● What the task requires
Output all lines exactly, with nothing added or dropped.

§

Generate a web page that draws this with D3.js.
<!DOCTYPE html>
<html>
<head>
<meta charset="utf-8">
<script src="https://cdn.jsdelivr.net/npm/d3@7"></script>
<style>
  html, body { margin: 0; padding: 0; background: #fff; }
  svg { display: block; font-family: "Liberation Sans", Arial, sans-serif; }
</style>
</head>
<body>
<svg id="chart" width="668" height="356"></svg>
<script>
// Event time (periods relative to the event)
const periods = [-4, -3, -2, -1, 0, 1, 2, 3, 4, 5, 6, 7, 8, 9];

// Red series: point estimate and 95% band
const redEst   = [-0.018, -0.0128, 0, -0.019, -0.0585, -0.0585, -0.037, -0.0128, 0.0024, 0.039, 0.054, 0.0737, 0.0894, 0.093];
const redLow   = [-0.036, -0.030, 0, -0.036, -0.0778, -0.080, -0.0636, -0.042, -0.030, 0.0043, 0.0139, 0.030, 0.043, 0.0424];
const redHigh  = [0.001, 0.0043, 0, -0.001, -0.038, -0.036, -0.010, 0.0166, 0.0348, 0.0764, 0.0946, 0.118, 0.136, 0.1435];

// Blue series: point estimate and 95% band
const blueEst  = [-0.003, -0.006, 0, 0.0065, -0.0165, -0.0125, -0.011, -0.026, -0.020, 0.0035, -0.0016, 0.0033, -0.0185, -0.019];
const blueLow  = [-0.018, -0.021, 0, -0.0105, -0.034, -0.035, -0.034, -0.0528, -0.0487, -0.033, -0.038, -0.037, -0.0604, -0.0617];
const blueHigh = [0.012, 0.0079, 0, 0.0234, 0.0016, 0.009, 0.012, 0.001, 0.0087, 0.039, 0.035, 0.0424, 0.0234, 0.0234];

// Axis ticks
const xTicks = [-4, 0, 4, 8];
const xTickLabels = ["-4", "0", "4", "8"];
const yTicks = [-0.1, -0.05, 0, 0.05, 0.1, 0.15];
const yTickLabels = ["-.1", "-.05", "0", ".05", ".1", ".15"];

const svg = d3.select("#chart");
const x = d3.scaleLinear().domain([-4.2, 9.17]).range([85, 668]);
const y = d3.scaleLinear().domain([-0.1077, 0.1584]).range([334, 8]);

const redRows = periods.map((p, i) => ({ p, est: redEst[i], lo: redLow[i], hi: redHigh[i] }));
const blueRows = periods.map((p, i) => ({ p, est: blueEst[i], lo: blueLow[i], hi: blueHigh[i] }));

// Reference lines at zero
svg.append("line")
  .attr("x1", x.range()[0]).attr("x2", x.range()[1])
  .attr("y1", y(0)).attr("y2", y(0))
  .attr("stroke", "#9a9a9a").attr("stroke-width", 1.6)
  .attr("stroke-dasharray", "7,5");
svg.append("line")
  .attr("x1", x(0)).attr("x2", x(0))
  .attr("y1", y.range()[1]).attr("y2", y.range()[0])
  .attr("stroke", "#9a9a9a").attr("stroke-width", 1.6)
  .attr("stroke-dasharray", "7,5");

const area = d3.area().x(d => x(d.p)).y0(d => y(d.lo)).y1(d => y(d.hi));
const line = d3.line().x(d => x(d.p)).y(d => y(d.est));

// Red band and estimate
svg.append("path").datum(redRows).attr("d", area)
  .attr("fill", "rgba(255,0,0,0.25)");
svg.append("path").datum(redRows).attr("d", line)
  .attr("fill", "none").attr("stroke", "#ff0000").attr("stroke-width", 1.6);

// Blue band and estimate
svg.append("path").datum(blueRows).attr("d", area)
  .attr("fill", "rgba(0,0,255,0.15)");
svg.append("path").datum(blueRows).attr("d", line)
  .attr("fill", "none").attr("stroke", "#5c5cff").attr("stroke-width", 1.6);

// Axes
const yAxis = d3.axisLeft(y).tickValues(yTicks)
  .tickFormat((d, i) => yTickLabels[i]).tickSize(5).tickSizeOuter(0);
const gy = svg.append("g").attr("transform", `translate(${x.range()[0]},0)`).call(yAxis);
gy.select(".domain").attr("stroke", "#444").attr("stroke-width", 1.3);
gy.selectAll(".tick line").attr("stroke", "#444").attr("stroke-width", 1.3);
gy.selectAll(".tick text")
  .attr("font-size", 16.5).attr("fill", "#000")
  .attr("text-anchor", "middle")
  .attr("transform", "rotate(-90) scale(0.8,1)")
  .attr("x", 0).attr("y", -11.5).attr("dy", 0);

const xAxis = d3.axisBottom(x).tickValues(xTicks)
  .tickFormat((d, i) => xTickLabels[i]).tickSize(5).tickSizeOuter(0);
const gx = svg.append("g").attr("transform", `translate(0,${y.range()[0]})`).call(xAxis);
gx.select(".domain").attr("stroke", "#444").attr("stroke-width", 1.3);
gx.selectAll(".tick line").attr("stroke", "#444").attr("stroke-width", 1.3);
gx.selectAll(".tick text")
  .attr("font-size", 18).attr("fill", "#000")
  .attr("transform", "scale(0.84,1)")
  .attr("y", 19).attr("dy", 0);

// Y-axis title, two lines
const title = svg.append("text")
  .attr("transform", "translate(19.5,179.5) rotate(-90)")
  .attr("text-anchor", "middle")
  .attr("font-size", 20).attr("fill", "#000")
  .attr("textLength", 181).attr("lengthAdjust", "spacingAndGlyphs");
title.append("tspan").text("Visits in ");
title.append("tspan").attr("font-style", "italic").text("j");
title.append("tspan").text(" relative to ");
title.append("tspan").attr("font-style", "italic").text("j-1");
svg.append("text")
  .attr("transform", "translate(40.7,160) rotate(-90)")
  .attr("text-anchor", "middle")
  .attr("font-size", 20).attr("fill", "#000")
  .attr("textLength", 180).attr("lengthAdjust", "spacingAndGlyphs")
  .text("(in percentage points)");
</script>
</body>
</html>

§

● Task answer
Generate a web page that draws this with D3.js.
<!DOCTYPE html>
<html>
<head>
<meta charset="utf-8">
<script src="https://cdn.jsdelivr.net/npm/d3@7"></script>
<style>
  html, body { margin: 0; padding: 0; background: #fff; }
  svg { display: block; font-family: "Liberation Sans", Arial, sans-serif; }
</style>
</head>
<body>
<svg id="chart" width="668" height="356"></svg>
<script>
// Event time (periods relative to the event)
const periods = [-4, -3, -2, -1, 0, 1, 2, 3, 4, 5, 6, 7, 8, 9];

// Red series: point estimate and 95% band
const redEst   = [-0.018, -0.0128, 0, -0.019, -0.0585, -0.0585, -0.037, -0.0128, 0.0024, 0.039, 0.054, 0.0737, 0.0894, 0.093];
const redLow   = [-0.036, -0.030, 0, -0.036, -0.0778, -0.080, -0.0636, -0.042, -0.030, 0.0043, 0.0139, 0.030, 0.043, 0.0424];
const redHigh  = [0.001, 0.0043, 0, -0.001, -0.038, -0.036, -0.010, 0.0166, 0.0348, 0.0764, 0.0946, 0.118, 0.136, 0.1435];

// Blue series: point estimate and 95% band
const blueEst  = [-0.003, -0.006, 0, 0.0065, -0.0165, -0.0125, -0.011, -0.026, -0.020, 0.0035, -0.0016, 0.0033, -0.0185, -0.019];
const blueLow  = [-0.018, -0.021, 0, -0.0105, -0.034, -0.035, -0.034, -0.0528, -0.0487, -0.033, -0.038, -0.037, -0.0604, -0.0617];
const blueHigh = [0.012, 0.0079, 0, 0.0234, 0.0016, 0.009, 0.012, 0.001, 0.0087, 0.039, 0.035, 0.0424, 0.0234, 0.0234];

// Axis ticks
const xTicks = [-4, 0, 4, 8];
const xTickLabels = ["-4", "0", "4", "8"];
const yTicks = [-0.1, -0.05, 0, 0.05, 0.1, 0.15];
const yTickLabels = ["-.1", "-.05", "0", ".05", ".1", ".15"];

const svg = d3.select("#chart");
const x = d3.scaleLinear().domain([-4.2, 9.17]).range([85, 668]);
const y = d3.scaleLinear().domain([-0.1077, 0.1584]).range([334, 8]);

const redRows = periods.map((p, i) => ({ p, est: redEst[i], lo: redLow[i], hi: redHigh[i] }));
const blueRows = periods.map((p, i) => ({ p, est: blueEst[i], lo: blueLow[i], hi: blueHigh[i] }));

// Reference lines at zero
svg.append("line")
  .attr("x1", x.range()[0]).attr("x2", x.range()[1])
  .attr("y1", y(0)).attr("y2", y(0))
  .attr("stroke", "#9a9a9a").attr("stroke-width", 1.6)
  .attr("stroke-dasharray", "7,5");
svg.append("line")
  .attr("x1", x(0)).attr("x2", x(0))
  .attr("y1", y.range()[1]).attr("y2", y.range()[0])
  .attr("stroke", "#9a9a9a").attr("stroke-width", 1.6)
  .attr("stroke-dasharray", "7,5");

const area = d3.area().x(d => x(d.p)).y0(d => y(d.lo)).y1(d => y(d.hi));
const line = d3.line().x(d => x(d.p)).y(d => y(d.est));

// Red band and estimate
svg.append("path").datum(redRows).attr("d", area)
  .attr("fill", "rgba(255,0,0,0.25)");
svg.append("path").datum(redRows).attr("d", line)
  .attr("fill", "none").attr("stroke", "#ff0000").attr("stroke-width", 1.6);

// Blue band and estimate
svg.append("path").datum(blueRows).attr("d", area)
  .attr("fill", "rgba(0,0,255,0.15)");
svg.append("path").datum(blueRows).attr("d", line)
  .attr("fill", "none").attr("stroke", "#5c5cff").attr("stroke-width", 1.6);

// Axes
const yAxis = d3.axisLeft(y).tickValues(yTicks)
  .tickFormat((d, i) => yTickLabels[i]).tickSize(5).tickSizeOuter(0);
const gy = svg.append("g").attr("transform", `translate(${x.range()[0]},0)`).call(yAxis);
gy.select(".domain").attr("stroke", "#444").attr("stroke-width", 1.3);
gy.selectAll(".tick line").attr("stroke", "#444").attr("stroke-width", 1.3);
gy.selectAll(".tick text")
  .attr("font-size", 16.5).attr("fill", "#000")
  .attr("text-anchor", "middle")
  .attr("transform", "rotate(-90) scale(0.8,1)")
  .attr("x", 0).attr("y", -11.5).attr("dy", 0);

const xAxis = d3.axisBottom(x).tickValues(xTicks)
  .tickFormat((d, i) => xTickLabels[i]).tickSize(5).tickSizeOuter(0);
const gx = svg.append("g").attr("transform", `translate(0,${y.range()[0]})`).call(xAxis);
gx.select(".domain").attr("stroke", "#444").attr("stroke-width", 1.3);
gx.selectAll(".tick line").attr("stroke", "#444").attr("stroke-width", 1.3);
gx.selectAll(".tick text")
  .attr("font-size", 18).attr("fill", "#000")
  .attr("transform", "scale(0.84,1)")
  .attr("y", 19).attr("dy", 0);

// Y-axis title, two lines
const title = svg.append("text")
  .attr("transform", "translate(19.5,179.5) rotate(-90)")
  .attr("text-anchor", "middle")
  .attr("font-size", 20).attr("fill", "#000")
  .attr("textLength", 181).attr("lengthAdjust", "spacingAndGlyphs");
title.append("tspan").text("Visits in ");
title.append("tspan").attr("font-style", "italic").text("j");
title.append("tspan").text(" relative to ");
title.append("tspan").attr("font-style", "italic").text("j-1");
svg.append("text")
  .attr("transform", "translate(40.7,160) rotate(-90)")
  .attr("text-anchor", "middle")
  .attr("font-size", 20).attr("fill", "#000")
  .attr("textLength", 180).attr("lengthAdjust", "spacingAndGlyphs")
  .text("(in percentage points)");
</script>
</body>
</html>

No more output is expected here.